* Exercise objective: Strip the pictures and reproduce the rest of the listing exactly.

* Provided material:
════

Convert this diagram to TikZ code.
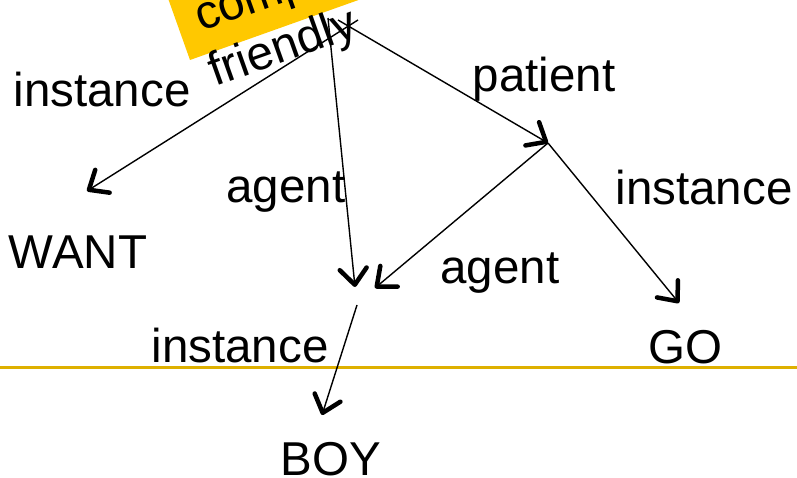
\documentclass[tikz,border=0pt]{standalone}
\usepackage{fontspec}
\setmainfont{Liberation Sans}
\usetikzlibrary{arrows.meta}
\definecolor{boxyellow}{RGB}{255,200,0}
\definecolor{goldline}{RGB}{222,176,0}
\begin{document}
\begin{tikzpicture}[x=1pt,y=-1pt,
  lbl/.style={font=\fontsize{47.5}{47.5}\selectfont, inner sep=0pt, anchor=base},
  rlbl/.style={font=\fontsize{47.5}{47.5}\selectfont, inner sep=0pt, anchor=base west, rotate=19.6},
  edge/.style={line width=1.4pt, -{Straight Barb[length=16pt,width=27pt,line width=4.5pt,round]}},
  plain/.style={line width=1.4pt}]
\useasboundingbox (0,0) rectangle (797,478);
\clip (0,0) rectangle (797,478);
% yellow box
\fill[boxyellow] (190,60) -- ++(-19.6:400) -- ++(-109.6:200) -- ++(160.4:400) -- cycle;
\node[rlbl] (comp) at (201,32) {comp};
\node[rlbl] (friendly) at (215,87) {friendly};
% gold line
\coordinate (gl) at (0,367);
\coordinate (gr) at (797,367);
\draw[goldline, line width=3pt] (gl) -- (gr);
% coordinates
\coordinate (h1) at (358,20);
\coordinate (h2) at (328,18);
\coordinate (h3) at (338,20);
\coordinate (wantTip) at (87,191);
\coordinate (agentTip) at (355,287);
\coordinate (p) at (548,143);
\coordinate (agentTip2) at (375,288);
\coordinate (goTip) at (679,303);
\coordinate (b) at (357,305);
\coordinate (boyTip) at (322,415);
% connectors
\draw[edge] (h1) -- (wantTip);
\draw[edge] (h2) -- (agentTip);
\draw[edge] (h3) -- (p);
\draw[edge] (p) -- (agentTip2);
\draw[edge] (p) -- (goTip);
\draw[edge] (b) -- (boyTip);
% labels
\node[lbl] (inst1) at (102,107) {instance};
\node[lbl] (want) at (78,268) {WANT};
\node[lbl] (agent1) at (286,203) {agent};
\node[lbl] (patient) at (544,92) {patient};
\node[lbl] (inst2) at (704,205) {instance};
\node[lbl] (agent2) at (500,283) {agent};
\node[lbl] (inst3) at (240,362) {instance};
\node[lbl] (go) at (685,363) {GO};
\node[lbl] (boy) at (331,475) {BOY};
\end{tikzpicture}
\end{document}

════

* Solved problem:
Convert this diagram to TikZ code.
\documentclass[tikz,border=0pt]{standalone}
\usepackage{fontspec}
\setmainfont{Liberation Sans}
\usetikzlibrary{arrows.meta}
\definecolor{boxyellow}{RGB}{255,200,0}
\definecolor{goldline}{RGB}{222,176,0}
\begin{document}
\begin{tikzpicture}[x=1pt,y=-1pt,
  lbl/.style={font=\fontsize{47.5}{47.5}\selectfont, inner sep=0pt, anchor=base},
  rlbl/.style={font=\fontsize{47.5}{47.5}\selectfont, inner sep=0pt, anchor=base west, rotate=19.6},
  edge/.style={line width=1.4pt, -{Straight Barb[length=16pt,width=27pt,line width=4.5pt,round]}},
  plain/.style={line width=1.4pt}]
\useasboundingbox (0,0) rectangle (797,478);
\clip (0,0) rectangle (797,478);
% yellow box
\fill[boxyellow] (190,60) -- ++(-19.6:400) -- ++(-109.6:200) -- ++(160.4:400) -- cycle;
\node[rlbl] (comp) at (201,32) {comp};
\node[rlbl] (friendly) at (215,87) {friendly};
% gold line
\coordinate (gl) at (0,367);
\coordinate (gr) at (797,367);
\draw[goldline, line width=3pt] (gl) -- (gr);
% coordinates
\coordinate (h1) at (358,20);
\coordinate (h2) at (328,18);
\coordinate (h3) at (338,20);
\coordinate (wantTip) at (87,191);
\coordinate (agentTip) at (355,287);
\coordinate (p) at (548,143);
\coordinate (agentTip2) at (375,288);
\coordinate (goTip) at (679,303);
\coordinate (b) at (357,305);
\coordinate (boyTip) at (322,415);
% connectors
\draw[edge] (h1) -- (wantTip);
\draw[edge] (h2) -- (agentTip);
\draw[edge] (h3) -- (p);
\draw[edge] (p) -- (agentTip2);
\draw[edge] (p) -- (goTip);
\draw[edge] (b) -- (boyTip);
% labels
\node[lbl] (inst1) at (102,107) {instance};
\node[lbl] (want) at (78,268) {WANT};
\node[lbl] (agent1) at (286,203) {agent};
\node[lbl] (patient) at (544,92) {patient};
\node[lbl] (inst2) at (704,205) {instance};
\node[lbl] (agent2) at (500,283) {agent};
\node[lbl] (inst3) at (240,362) {instance};
\node[lbl] (go) at (685,363) {GO};
\node[lbl] (boy) at (331,475) {BOY};
\end{tikzpicture}
\end{document}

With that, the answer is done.